EBACE Convention News

PC-24 Gets Off to a Flying Start

 - May 19, 2015, 1:25 PM
Pilatus chairman Oscar Schwenk is bursting with pride over the progress and prospects for his PC-24 “super versatile jet.” (Photo: Mark Wagner)

At the 2014 EBACE show Pilatus opened the order book for the PC-24 “super versatile jet,” and in just 36 hours had notched up 84 orders. A year later and the company is now focused on getting the aircraft cleared for service, a process that began eight days ago with the first flight. Even as the EBACE opening ceremony got under way yesterday morning, the first PC-24 was undertaking its fifth test flight. The aircraft, registered HB-VXA and known to the company as P01, has now chalked up 7.7 hours in the air as part of what is planned as a 2,300-hour trials campaign.

P01 undertook its maiden flight from Buochs on May 11, taking off at 10:00 am for a 55-minute flight, during which the landing gear was left extended. Pilot in command Paul Mulcahy and test pilot Reto Aeschlimann reported “beautiful handling.”

Pilatus initiated the PC-24 program in 2007. “After eight years wait it was very exciting to see it fly,” Pilatus chairman Oscar J. Schwenk reported to AIN. The company is building two further prototypes to assist with the test and certification. While P01 is undertaking initial envelope expansion tests, P02 is being prepared for a first flight around the end of October. This machine is expected to spend much of the campaign with Honeywell in the U.S., trialling the avionics and autopilot systems.

P03 is the third test airframe, and will be completed to production-representative standards, with a full cabin. It will be the compliance item for certification, and will also be used for customer demonstrations, which are scheduled to start at the end of 2016. Under current planning Pilatus expects to fly P03 in the middle of next year, although Schwenk noted that its completion may be delayed to incorporate improvements that may arise from the tests with P01 and P02.

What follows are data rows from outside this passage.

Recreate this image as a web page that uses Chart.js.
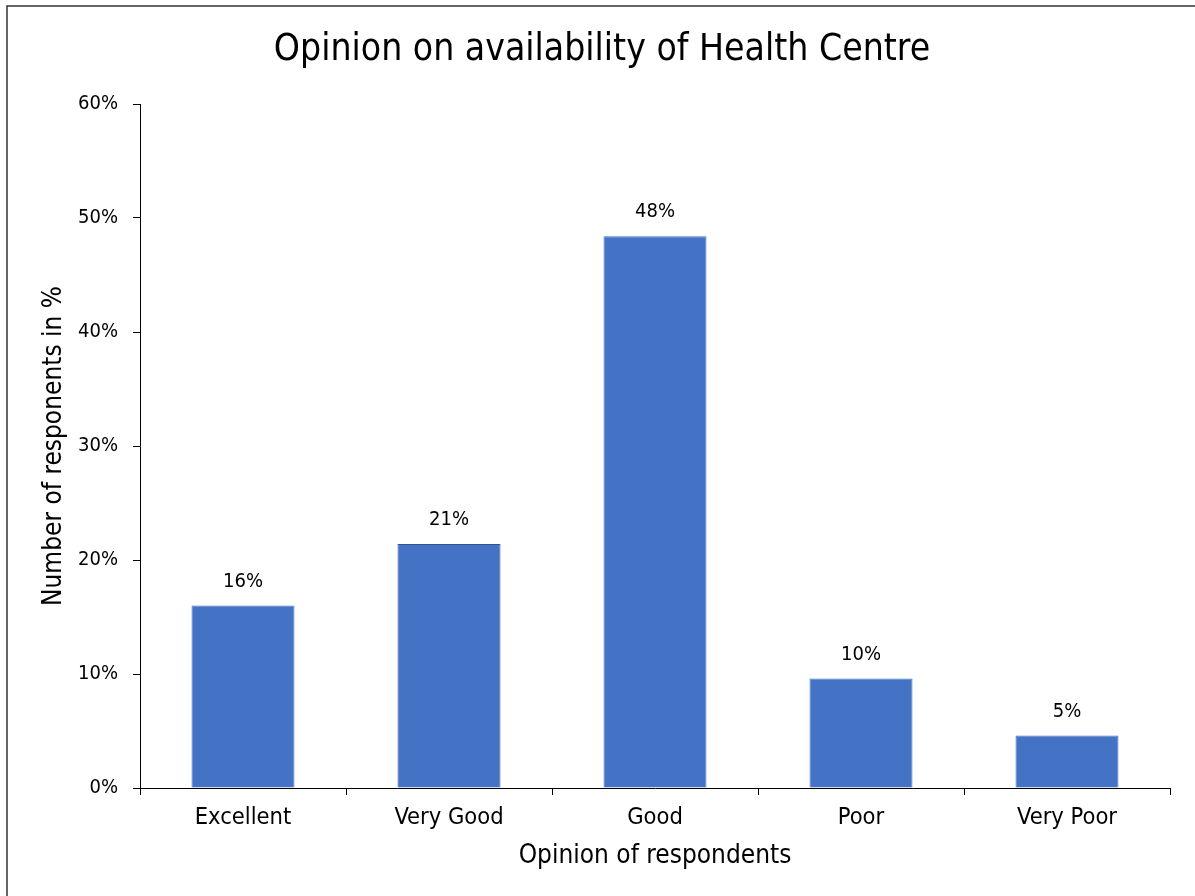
<!DOCTYPE html>
<html>
<head>
<meta charset="utf-8">
<script src="https://cdn.jsdelivr.net/npm/chart.js@4"></script>
<style>
  html, body { margin: 0; padding: 0; background: #fff; }
  #wrap { width: 1195px; height: 896px; position: relative; }
</style>
</head>
<body>
<div id="wrap"><canvas id="c"></canvas></div>
<script>
const categories = ["Excellent", "Very Good", "Good", "Poor", "Very Poor"];
const percentValues = [16.0, 21.4, 48.4, 9.6, 4.6];
const valueLabels = ["16%", "21%", "48%", "10%", "5%"];
const yTickValues = [0, 10, 20, 30, 40, 50, 60];
const chartTitle = 'Opinion on availability of Health Centre';

const FONT = '"DejaVu Sans Condensed", "DejaVu Sans", sans-serif';

const frame = {
  id: 'frame',
  beforeDraw(chart) {
    const ctx = chart.ctx;
    ctx.save();
    ctx.fillStyle = '#fff';
    ctx.fillRect(0, 0, chart.width, chart.height);
    ctx.strokeStyle = '#333';
    ctx.lineWidth = 1.5;
    ctx.beginPath();
    ctx.moveTo(7, chart.height);
    ctx.lineTo(7, 6);
    ctx.lineTo(chart.width, 6);
    ctx.stroke();
    ctx.restore();
  }
};

const titlePlugin = {
  id: 'titleText',
  afterDraw(chart) {
    const ctx = chart.ctx;
    ctx.save();
    ctx.font = '37px ' + FONT;
    ctx.fillStyle = '#000';
    ctx.textAlign = 'center';
    ctx.textBaseline = 'middle';
    ctx.fillText(chartTitle, 602, 50);
    ctx.restore();
  }
};

const barLabels = {
  id: 'barLabels',
  afterDatasetsDraw(chart) {
    const ctx = chart.ctx;
    const meta = chart.getDatasetMeta(0);
    ctx.save();
    ctx.font = '20px ' + FONT;
    ctx.fillStyle = '#000';
    ctx.textAlign = 'center';
    ctx.textBaseline = 'middle';
    meta.data.forEach((bar, i) => {
      ctx.fillText(valueLabels[i], bar.x, bar.y - 24);
    });
    ctx.restore();
  }
};

new Chart(document.getElementById('c'), {
  type: 'bar',
  data: {
    labels: categories,
    datasets: [{
      data: percentValues,
      backgroundColor: '#4472C4',
      borderColor: ['#4472C4', '#2F5597', '#4472C4', '#4472C4', '#4472C4'],
      borderWidth: 1,
      categoryPercentage: 1.0,
      barPercentage: 0.5
    }]
  },
  options: {
    responsive: true,
    maintainAspectRatio: false,
    animation: false,
    layout: { padding: { left: 0, right: 25, top: 104, bottom: 0 } },
    plugins: {
      legend: { display: false },
      tooltip: { enabled: false },
      title: { display: false }
    },
    scales: {
      x: {
        grid: { display: true, drawOnChartArea: false, drawTicks: true, tickLength: 7, color: '#000', offset: true },
        border: { display: true, color: '#000', width: 1 },
        ticks: { color: '#000', font: { family: FONT, size: 23.5 }, padding: 9, maxRotation: 0 },
        title: {
          display: true,
          text: 'Opinion of respondents',
          color: '#000',
          font: { family: FONT, size: 26, lineHeight: 1.2 },
          padding: { top: 0, bottom: 24 }
        },
        afterFit(scale) { scale.height = 108; }
      },
      y: {
        min: 0,
        max: 60,
        grid: { display: true, drawOnChartArea: false, drawTicks: true, tickLength: 7, color: '#000' },
        border: { display: true, color: '#000', width: 1 },
        afterBuildTicks(scale) { scale.ticks = yTickValues.map(v => ({ value: v })); },
        ticks: {
          color: '#000',
          font: { family: FONT, size: 20 },
          padding: 15,
          callback: (v) => v + '%'
        },
        title: {
          display: true,
          text: 'Number of responents in %',
          color: '#000',
          font: { family: FONT, size: 26, lineHeight: 1.2 },
          padding: { top: 39, bottom: 0 }
        },
        afterFit(scale) { scale.width = 140; }
      }
    }
  },
  plugins: [frame, barLabels, titlePlugin]
});
</script>
</body>
</html>
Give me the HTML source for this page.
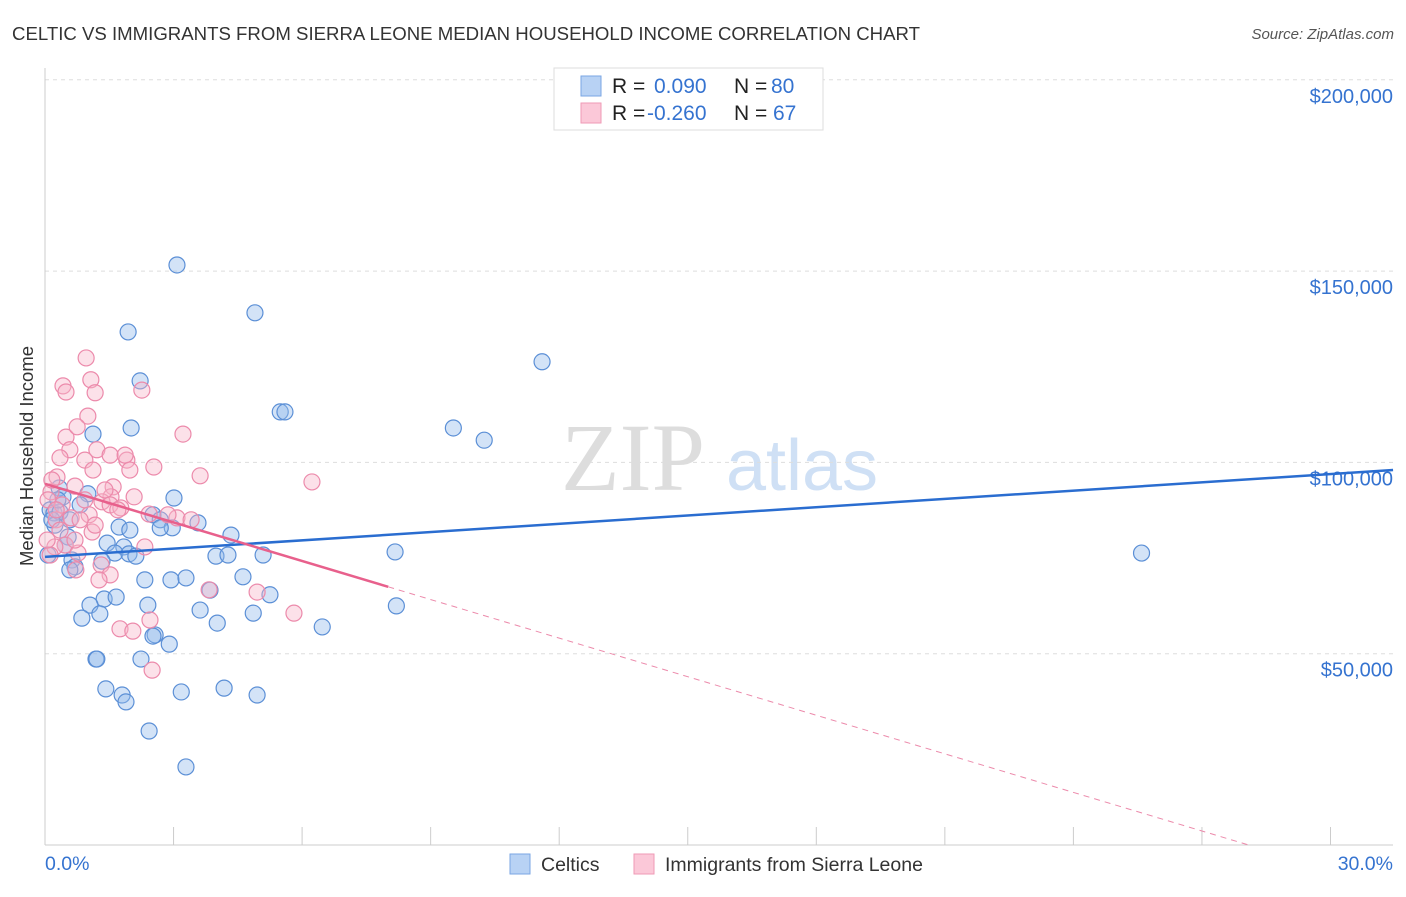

Part of the campaign involves hot- and cold-weather trials, the former likely to be undertaken in southern Spain. Icing trials are perhaps the most difficult to plan. Tests can be performed using molded foam to simulate icing, but certification requires demonstration in real heavy icing conditions. The test crew cannot predict where and when they will occur, so this inevitably involves some waiting around and rapid deployments to find the right conditions. Rough-field testing will start in early 2017 as one of the last elements to be cleared.

Certification is planned for mid-2017, with initial deliveries commencing a month after. Serial production will commence at least 10 months prior to that, initially with a 10-aircraft pre-production batch. Production will ramp up with increasing batch sizes, and Pilatus has a maximum capability of producing 50 aircraft per year. Pilatus is aiming to complete all 84 current firm orders by the end of 2019.

For now the orderbook is temporarily closed so that Pilatus can concentrate on the flight tests and finalizing production details to fulfill the initial batch of orders. Schwenk expects Pilatus to be in a position to begin accepting new orders in around a year’s time.

Pilatus has designed the baseline PC-24 to a high specification, but is also examining a range of options, including special missions. “We see this aircraft as being excellent for government use,” said Schwenk. One mission fit that will be available from the start is a full medevac configuration. The Royal Flying Doctor Service of Australia–a major operator of the Pilatus PC-12–is one of the launch customers for the PC-24, taking six aircraft. Pilatus will work closely with the RFDS to introduce the aircraft, especially as it will be used regularly for rough-field operations. “It’s good to have customers who fly a lot under extreme conditions,” said Schwenk. “We can learn a lot about operating the aircraft from them.”